**EXERCISE AIM:**
No images are to be carried over; print all other material exactly as it stands.

+++ COLLECTED DATA

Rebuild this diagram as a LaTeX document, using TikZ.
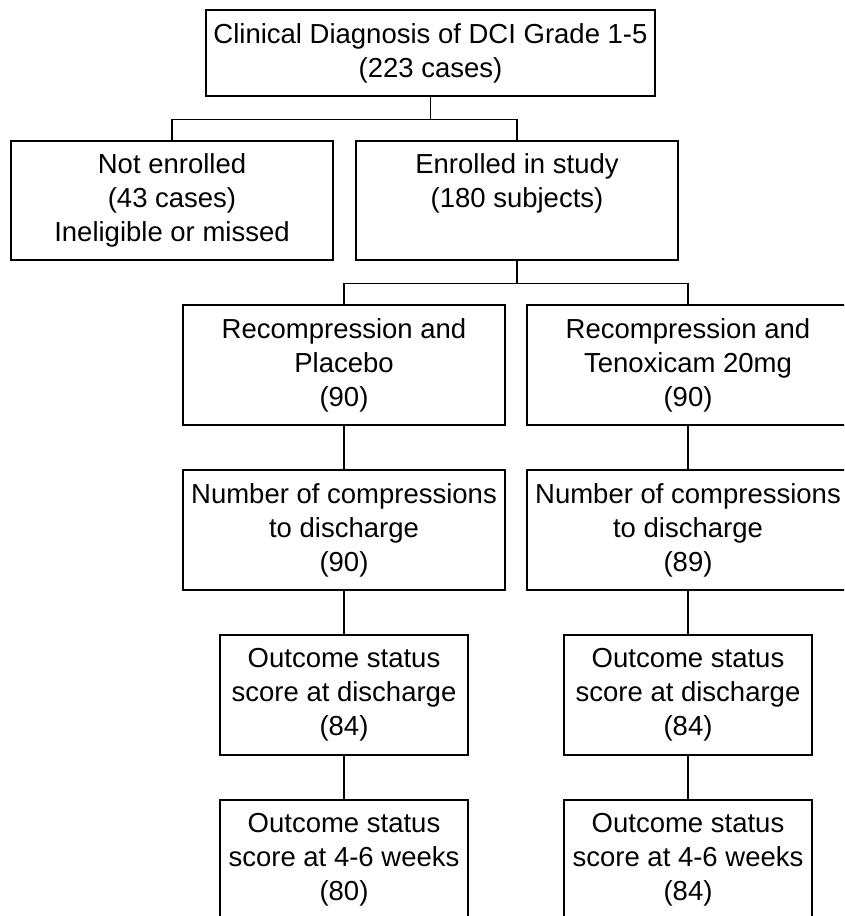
\documentclass[tikz,border=0pt]{standalone}
\usepackage{fontspec}
\setmainfont{Liberation Sans}

\begin{document}
\begin{tikzpicture}[x=1pt,y=-1pt,box/.style={draw, line width=1.9pt, align=center, inner sep=0pt, minimum width=322pt, minimum height=120pt, font=\fontsize{27.5}{34}\selectfont},narrow/.style={box, minimum width=248pt},wide/.style={box, minimum width=449pt, minimum height=86pt},link/.style={line width=1.9pt}]
\clip (0,0) rectangle (844,916);
\node[wide] (diag) at (430.5,53) {Clinical Diagnosis of DCI Grade 1-5\\(223 cases)};
\node[box, minimum height=119pt] (noten) at (172,200.5) {Not enrolled\\(43 cases)\\Ineligible or missed};
\node[box, minimum height=119pt] (enr) at (517,200.5) {Enrolled in study\\(180 subjects)\\\vphantom{g}};
\node[box] (plac) at (344,365) {Recompression and\\Placebo\\(90)};
\node[box] (teno) at (688,365) {Recompression and\\Tenoxicam 20mg\\(90)};
\node[box] (numl) at (344,530) {Number of compressions\\to discharge\\(90)};
\node[box] (numr) at (688,530) {Number of compressions\\to discharge\\(89)};
\node[narrow] (outl) at (344,695) {Outcome status\\score at discharge\\(84)};
\node[narrow] (outr) at (688,695) {Outcome status\\score at discharge\\(84)};
\node[narrow] (wkl) at (344,860) {Outcome status\\score at 4-6 weeks\\(80)};
\node[narrow] (wkr) at (688,860) {Outcome status\\score at 4-6 weeks\\(84)};
\draw[link] (diag.south) -- ++(0,22.5) -| (noten.north); \draw[link] (diag.south) -- ++(0,22.5) -| (enr.north);
\draw[link] (enr.south) -- ++(0,22.5) -| (plac.north); \draw[link] (enr.south) -- ++(0,22.5) -| (teno.north);
\draw[link] (plac) -- (numl); \draw[link] (numl) -- (outl); \draw[link] (outl) -- (wkl);
\draw[link] (teno) -- (numr); \draw[link] (numr) -- (outr); \draw[link] (outr) -- (wkr);
\end{tikzpicture}
\end{document}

++++++

**OUTPUT:**
Rebuild this diagram as a LaTeX document, using TikZ.
\documentclass[tikz,border=0pt]{standalone}
\usepackage{fontspec}
\setmainfont{Liberation Sans}

\begin{document}
\begin{tikzpicture}[x=1pt,y=-1pt,box/.style={draw, line width=1.9pt, align=center, inner sep=0pt, minimum width=322pt, minimum height=120pt, font=\fontsize{27.5}{34}\selectfont},narrow/.style={box, minimum width=248pt},wide/.style={box, minimum width=449pt, minimum height=86pt},link/.style={line width=1.9pt}]
\clip (0,0) rectangle (844,916);
\node[wide] (diag) at (430.5,53) {Clinical Diagnosis of DCI Grade 1-5\\(223 cases)};
\node[box, minimum height=119pt] (noten) at (172,200.5) {Not enrolled\\(43 cases)\\Ineligible or missed};
\node[box, minimum height=119pt] (enr) at (517,200.5) {Enrolled in study\\(180 subjects)\\\vphantom{g}};
\node[box] (plac) at (344,365) {Recompression and\\Placebo\\(90)};
\node[box] (teno) at (688,365) {Recompression and\\Tenoxicam 20mg\\(90)};
\node[box] (numl) at (344,530) {Number of compressions\\to discharge\\(90)};
\node[box] (numr) at (688,530) {Number of compressions\\to discharge\\(89)};
\node[narrow] (outl) at (344,695) {Outcome status\\score at discharge\\(84)};
\node[narrow] (outr) at (688,695) {Outcome status\\score at discharge\\(84)};
\node[narrow] (wkl) at (344,860) {Outcome status\\score at 4-6 weeks\\(80)};
\node[narrow] (wkr) at (688,860) {Outcome status\\score at 4-6 weeks\\(84)};
\draw[link] (diag.south) -- ++(0,22.5) -| (noten.north); \draw[link] (diag.south) -- ++(0,22.5) -| (enr.north);
\draw[link] (enr.south) -- ++(0,22.5) -| (plac.north); \draw[link] (enr.south) -- ++(0,22.5) -| (teno.north);
\draw[link] (plac) -- (numl); \draw[link] (numl) -- (outl); \draw[link] (outl) -- (wkl);
\draw[link] (teno) -- (numr); \draw[link] (numr) -- (outr); \draw[link] (outr) -- (wkr);
\end{tikzpicture}
\end{document}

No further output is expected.